After looking at the standard of Games & Recreation I decided this was better in here! Puzzle: You are given 8 metal cubes with exactly the same dimensions but one is heavier than the other 7. You are given a simple beam balance with standard 2 pans. What is the MINIMUM number of weighings you would need before you can say "That is the heaviest cube"
heavenlyhaggis
2006-08-05 14:26:48 · 13 answers · asked by Anonymous in Science & Mathematics ➔ Mathematics
beiterspace, sorry there's just no hope for you!
2006-08-05 14:35:30 · update #1
I've got news for you: the standard isn't much better here. You need two weighing for certainty. On the first weighing, put three cubes on one side and three on the other. If the scale does not balance, take whichever group of cubes was heavier and place one of them on one side and one on the other - then the heavier cube is the odd one, or if the scale balances, the cube from the three that you didn't weigh on the first weighing. If the scale balances on the first weighing, then it must be one of the cubes you left out, so just weigh those two against each other.
2006-08-05 17:47:30 · answer #1 · answered by Pascal 7 · 3⤊ 1⤋
Two. Put three cubes on each side to start with, and if that balances put the other two on separate sides by themselves. Whichever side goes down has the heaviest cube. Normally it would take three balances to get the heaviest cube (dividing the blocks evenly after each weighing), but this is the ideal case.
Now that I think of it, you could get it in one weighing if you happen to select the heaviest cube from all the others and one of the other seven. That is exactly as likely to happen as it is to happen in the two-weighing method I gave above, so it is superior.
2006-08-06 00:15:12 · answer #2 · answered by Anonymous · 0⤊ 0⤋
Two. Put three cubes on each side to start with, and if that balances put the other two on separate sides by themselves. Whichever side goes down has the heaviest cube. Normally it would take three balances to get the heaviest cube (dividing the blocks evenly after each weighing), but this is the ideal case.
Now that I think of it, you could get it in one weighing if you happen to select the heaviest cube from all the others and one of the other seven. That is exactly as likely to happen as it is to happen in the two-weighing method I gave above, so it is superior.

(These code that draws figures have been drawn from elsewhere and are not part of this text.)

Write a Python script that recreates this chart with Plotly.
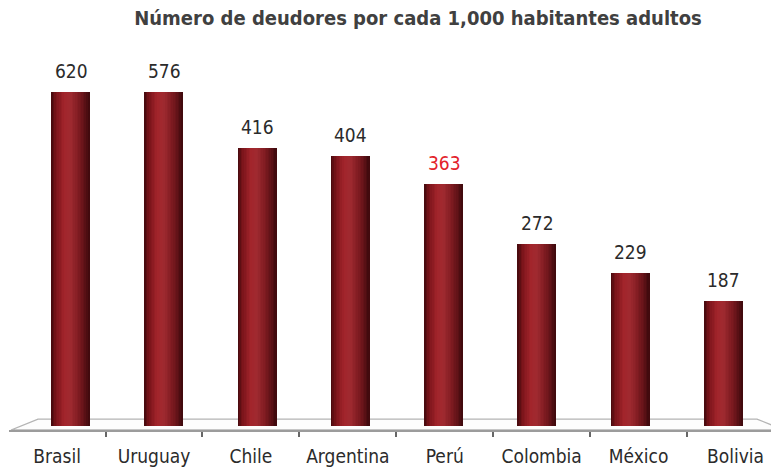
import plotly.graph_objects as go

# Debtors per 1,000 adult inhabitants
countries = ["Brasil", "Uruguay", "Chile", "Argentina", "Perú", "Colombia", "México", "Bolivia"]
debtors = [620, 576, 416, 404, 363, 272, 229, 187]
highlight = "Perú"

title_text = "Número de deudores por cada 1,000 habitantes adultos"

W, H = 771, 467
TOP, BOTTOM = 92, 432          # plot area in pixels
ZERO_PX = 428                  # pixel row of the value 0
YMAX = 500
a = (BOTTOM - ZERO_PX) * YMAX / ((BOTTOM - TOP) - (BOTTOM - ZERO_PX))
YMIN = -a
px_per_unit = (BOTTOM - TOP) / (YMAX - YMIN)


def px_to_y(py):
    return (ZERO_PX - py) / px_per_unit


FONT = "DejaVu Sans Condensed, DejaVu Sans, sans-serif"

# cylinder shading profile: (position across bar, rgb)
shade = [
    (0.00, (66, 9, 13)),
    (0.12, (120, 19, 25)),
    (0.34, (162, 36, 43)),
    (0.50, (160, 42, 48)),
    (0.70, (130, 28, 34)),
    (0.87, (96, 18, 23)),
    (1.00, (60, 8, 12)),
]


def shade_at(t):
    for (t0, c0), (t1, c1) in zip(shade[:-1], shade[1:]):
        if t0 <= t <= t1:
            f = (t - t0) / (t1 - t0)
            return "rgb(%d,%d,%d)" % tuple(round(c0[i] + f * (c1[i] - c0[i])) for i in range(3))
    return "rgb(%d,%d,%d)" % shade[-1][1]


fig = go.Figure()

BAR_W = 0.41
N = 24
strip = BAR_W / N
for k in range(N):
    t = (k + 0.5) / N
    fig.add_trace(go.Bar(
        x=countries, y=debtors,
        width=strip * 1.15,
        offset=-BAR_W / 2 + k * strip,
        marker=dict(color=shade_at(t), line=dict(width=0)),
        showlegend=False, hoverinfo="skip",
    ))

# category axis along the front edge of the floor
fig.add_trace(go.Scatter(
    x=list(range(len(countries))), y=[None] * len(countries),
    xaxis="x2", yaxis="y", mode="markers",
    showlegend=False, hoverinfo="skip",
))

# value labels
for c, v in zip(countries, debtors):
    fig.add_annotation(
        x=c, y=min(v, YMAX), xref="x", yref="y",
        text=str(v), showarrow=False, yanchor="middle", yshift=21,
        font=dict(family=FONT, size=19,
                  color="#e3232b" if c == highlight else "#2b2b2b"),
    )

# floor plane
yb = px_to_y(421)
yf = YMIN
fig.add_shape(
    type="path", xref="paper", yref="y", layer="below",
    path=f"M {11/W} {yf} L {38/W} {yb} L {757/W} {yb} L {784/W} {yf} Z",
    line=dict(color="#b4b4b4", width=1.3), fillcolor="#fdfdfd",
)

fig.update_layout(
    width=W, height=H,
    margin=dict(l=0, r=0, t=TOP, b=H - BOTTOM),
    paper_bgcolor="white", plot_bgcolor="rgba(0,0,0,0)",
    barmode="overlay", bargap=0,
    title=dict(
        text=title_text, x=418 / W, xanchor="center", xref="paper",
        y=1 - 18 / H, yanchor="middle", yref="container",
        font=dict(family=FONT, size=20, color="#404040", weight="bold"),
    ),
    xaxis=dict(
        type="category", categoryorder="array", categoryarray=countries,
        domain=[24.4 / W, 770.6 / W], range=[-0.5, 7.5], visible=False,
    ),
    xaxis2=dict(
        anchor="y", domain=[8.6 / W, 1.0],
        range=[-0.5, (W - 56.1) / 97.05],
        tickmode="array", tickvals=list(range(len(countries))), ticktext=countries,
        ticks="", showgrid=False, zeroline=False,
        showline=True, linecolor="#9c9c9c", linewidth=2,
        tickfont=dict(family=FONT, size=19, color="#2b2b2b"),
        ticklabelstandoff=8,
        minor=dict(tickvals=[i + 0.5 for i in range(len(countries) - 1)],
                   ticks="outside", ticklen=5, tickwidth=1.5, tickcolor="#666"),
    ),
    yaxis=dict(range=[YMIN, YMAX], visible=False, showgrid=False),
)

fig.write_html("out.html")
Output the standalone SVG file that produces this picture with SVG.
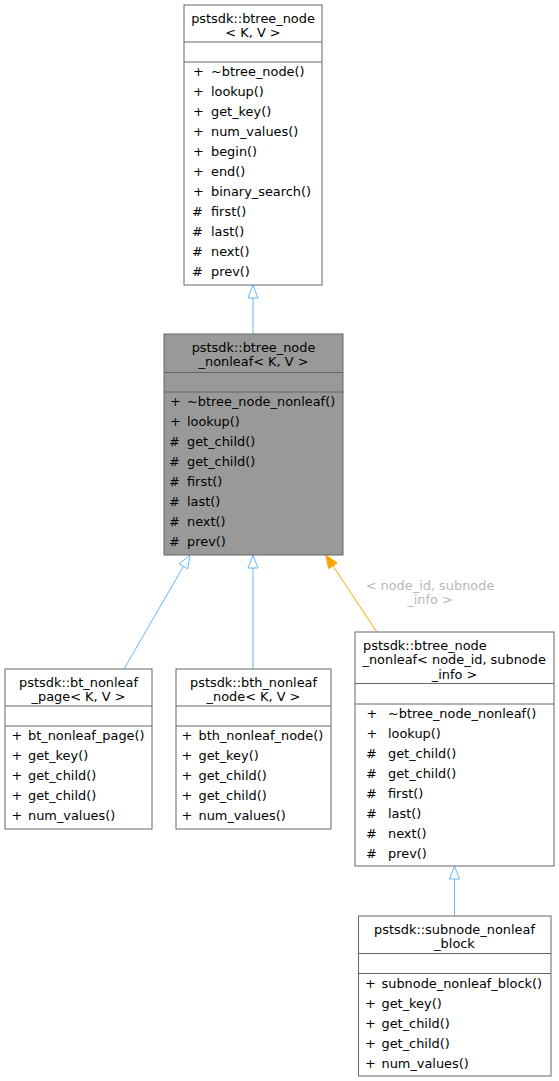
<svg xmlns="http://www.w3.org/2000/svg" width="559" height="1081" viewBox="0 0 559 1081">
<style>
text{font-family:"DejaVu Sans","Noto Sans",sans-serif;font-size:12.9px;fill:#000}
.c{text-anchor:middle}
.box{fill:#fff;stroke:#666;stroke-width:1}
.focus{fill:#999;stroke:#666;stroke-width:1}
.sep{stroke:#666;stroke-width:1}
.inh{stroke:#63b8ff;stroke-width:1;fill:none}
.tmpl{stroke:#ffa500;stroke-width:1;fill:none}
.lbl{fill:#b8b8b8}
</style>
<rect width="559" height="1081" fill="#fff"/>
<g id="connectors">
<path class="inh" d="M253,334V298"/>
<polygon points="253,285 258,298 248,298" fill="#fff" stroke="#63b8ff"/>
<path class="inh" d="M124,669L183.5,566.3"/>
<polygon points="190,555 187.8,568.8 179.2,563.8" fill="#fff" stroke="#63b8ff"/>
<path class="inh" d="M253,669V568"/>
<polygon points="253,555 258,568 248,568" fill="#fff" stroke="#63b8ff"/>
<path class="tmpl" d="M376.7,631.7L332.9,565.8"/>
<polygon points="325.7,555 337.1,563 328.7,568.6" fill="#ffa500" stroke="#ffa500"/>
<text class="c lbl" x="430" y="589.5">&lt; node_id, subnode</text>
<text class="c lbl" x="430" y="604">_info &gt;</text>
<path class="inh" d="M454.5,916V879"/>
<polygon points="454.5,866 459.5,879 449.5,879" fill="#fff" stroke="#63b8ff"/>
</g>
<g id="btree_node">
<rect class="box" x="184" y="5" width="138" height="280"/>
<line class="sep" x1="184" y1="42" x2="322" y2="42"/>
<line class="sep" x1="184" y1="62" x2="322" y2="62"/>
<text class="c" x="253" y="22.5">pstsdk::btree_node</text>
<text class="c" x="253" y="36.5">&lt; K, V &gt;</text>
<text x="193" y="75.5">+</text><text x="211" y="75.5">~btree_node()</text>
<text x="193" y="95.5">+</text><text x="211" y="95.5">lookup()</text>
<text x="193" y="115.5">+</text><text x="211" y="115.5">get_key()</text>
<text x="193" y="135.5">+</text><text x="211" y="135.5">num_values()</text>
<text x="193" y="155.5">+</text><text x="211" y="155.5">begin()</text>
<text x="193" y="175.5">+</text><text x="211" y="175.5">end()</text>
<text x="193" y="195.5">+</text><text x="211" y="195.5">binary_search()</text>
<text x="192" y="215.5">#</text><text x="211" y="215.5">first()</text>
<text x="192" y="235.5">#</text><text x="211" y="235.5">last()</text>
<text x="192" y="255.5">#</text><text x="211" y="255.5">next()</text>
<text x="192" y="275.5">#</text><text x="211" y="275.5">prev()</text>
</g>
<g id="btree_node_nonleaf">
<rect class="focus" x="164" y="334" width="179" height="221"/>
<line class="sep" x1="164" y1="372.5" x2="343" y2="372.5"/>
<line class="sep" x1="164" y1="392" x2="343" y2="392"/>
<text class="c" x="253.5" y="351.5">pstsdk::btree_node</text>
<text class="c" x="253.5" y="366">_nonleaf&lt; K, V &gt;</text>
<text x="170" y="406">+</text><text x="187" y="406">~btree_node_nonleaf()</text>
<text x="170" y="426">+</text><text x="187" y="426">lookup()</text>
<text x="169" y="446">#</text><text x="187" y="446">get_child()</text>
<text x="169" y="466">#</text><text x="187" y="466">get_child()</text>
<text x="169" y="486">#</text><text x="187" y="486">first()</text>
<text x="169" y="506">#</text><text x="187" y="506">last()</text>
<text x="169" y="526">#</text><text x="187" y="526">next()</text>
<text x="169" y="546">#</text><text x="187" y="546">prev()</text>
</g>
<g id="bt_nonleaf_page">
<rect class="box" x="5" y="669" width="147" height="160"/>
<line class="sep" x1="5" y1="706" x2="152" y2="706"/>
<line class="sep" x1="5" y1="726" x2="152" y2="726"/>
<text class="c" x="78.5" y="686.5">pstsdk::bt_nonleaf</text>
<text class="c" x="78.5" y="700.5">_page&lt; K, V &gt;</text>
<text x="11.5" y="740">+</text><text x="28" y="740">bt_nonleaf_page()</text>
<text x="11.5" y="760">+</text><text x="28" y="760">get_key()</text>
<text x="11.5" y="780">+</text><text x="28" y="780">get_child()</text>
<text x="11.5" y="800">+</text><text x="28" y="800">get_child()</text>
<text x="11.5" y="820">+</text><text x="28" y="820">num_values()</text>
</g>
<g id="bth_nonleaf_node">
<rect class="box" x="176" y="669" width="155" height="160"/>
<line class="sep" x1="176" y1="706" x2="331" y2="706"/>
<line class="sep" x1="176" y1="726" x2="331" y2="726"/>
<text class="c" x="253.5" y="686.5">pstsdk::bth_nonleaf</text>
<text class="c" x="253.5" y="700.5">_node&lt; K, V &gt;</text>
<text x="181.5" y="740">+</text><text x="198.5" y="740">bth_nonleaf_node()</text>
<text x="181.5" y="760">+</text><text x="198.5" y="760">get_key()</text>
<text x="181.5" y="780">+</text><text x="198.5" y="780">get_child()</text>
<text x="181.5" y="800">+</text><text x="198.5" y="800">get_child()</text>
<text x="181.5" y="820">+</text><text x="198.5" y="820">num_values()</text>
</g>
<g id="btree_node_nonleaf_subnode">
<rect class="box" x="355" y="632" width="199" height="234"/>
<line class="sep" x1="355" y1="683.5" x2="554" y2="683.5"/>
<line class="sep" x1="355" y1="704" x2="554" y2="704"/>
<text x="363" y="649.5">pstsdk::btree_node</text>
<text x="362.5" y="664">_nonleaf&lt; node_id, subnode</text>
<text class="c" x="454.5" y="678.5">_info &gt;</text>
<text x="366.5" y="718">+</text><text x="388" y="718">~btree_node_nonleaf()</text>
<text x="366.5" y="738">+</text><text x="388" y="738">lookup()</text>
<text x="366" y="758">#</text><text x="388" y="758">get_child()</text>
<text x="366" y="778">#</text><text x="388" y="778">get_child()</text>
<text x="366" y="798">#</text><text x="388" y="798">first()</text>
<text x="366" y="818">#</text><text x="388" y="818">last()</text>
<text x="366" y="838">#</text><text x="388" y="838">next()</text>
<text x="366" y="858">#</text><text x="388" y="858">prev()</text>
</g>
<g id="subnode_nonleaf_block">
<rect class="box" x="358.5" y="916" width="192.5" height="160"/>
<line class="sep" x1="358.5" y1="953.5" x2="551" y2="953.5"/>
<line class="sep" x1="358.5" y1="973.5" x2="551" y2="973.5"/>
<text class="c" x="454.5" y="933.5">pstsdk::subnode_nonleaf</text>
<text class="c" x="454.5" y="947.5">_block</text>
<text x="365" y="987.5">+</text><text x="381.5" y="987.5">subnode_nonleaf_block()</text>
<text x="365" y="1007.5">+</text><text x="381.5" y="1007.5">get_key()</text>
<text x="365" y="1027.5">+</text><text x="381.5" y="1027.5">get_child()</text>
<text x="365" y="1047.5">+</text><text x="381.5" y="1047.5">get_child()</text>
<text x="365" y="1067.5">+</text><text x="381.5" y="1067.5">num_values()</text>
</g>
</svg>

2006-08-05 21:31:57 · answer #3 · answered by anonymous 7 · 0⤊ 0⤋
7
2006-08-05 21:34:01 · answer #4 · answered by acidedge2004 3 · 0⤊ 0⤋
5
2006-08-05 21:30:53 · answer #5 · answered by ♥The♥ Bearded Cheerleader 3 · 0⤊ 0⤋
Three. 4 on each side to start. Remove the lighter side's 4 cubes and move two from the heavier side to the other. Remove the cubes from the lighter side and move one cube from the heavier side to the other. The side that is heavier has the unique cube.
For the people that said two: this is only if you guess right. This won't work every time. You could do it in one attempt if you guess right.
2006-08-05 21:35:18 · answer #6 · answered by spaldingballa07 3 · 0⤊ 0⤋
Answer is two: one of the others has given a correct explanation that I shan't repeat. See the other string with the same question for my full answer.
Spaldingballa, luck has nothing to do with it only a logical method superior to the one you thought up!
You could get it in one if you started with one cube on each side but it wouldn't just be luck it would be DUMB LUCK since no logical or sensible method would begin by balancing one single cube against another!
2006-08-05 22:54:00 · answer #7 · answered by narkypoon 3 · 0⤊ 0⤋
2
Start with 4 on each side. weigh see which side is heavier.
then take 1 off on each side, if you've guessed right, the scale will be balanced and the cube that you took off on the heavy side is the one.
My way would need luck, but spaldingballa's way would get the answer for sure in exactly 3 weighs.
2006-08-05 21:34:30 · answer #8 · answered by Anonymous · 0⤊ 0⤋
The minimum would be one. There is a probability that you could select the heaviest one in the first weighing. The most you would need is four if you select them in exclusive pairs.
2006-08-05 21:36:53 · answer #9 · answered by Speedo Inspector 6 · 0⤊ 0⤋
3
1. 2 x 4 blocks
2. 2 x 2 blocks
3. 1 x 1 block
2006-08-05 21:36:18 · answer #10 · answered by Anonymous · 0⤊ 0⤋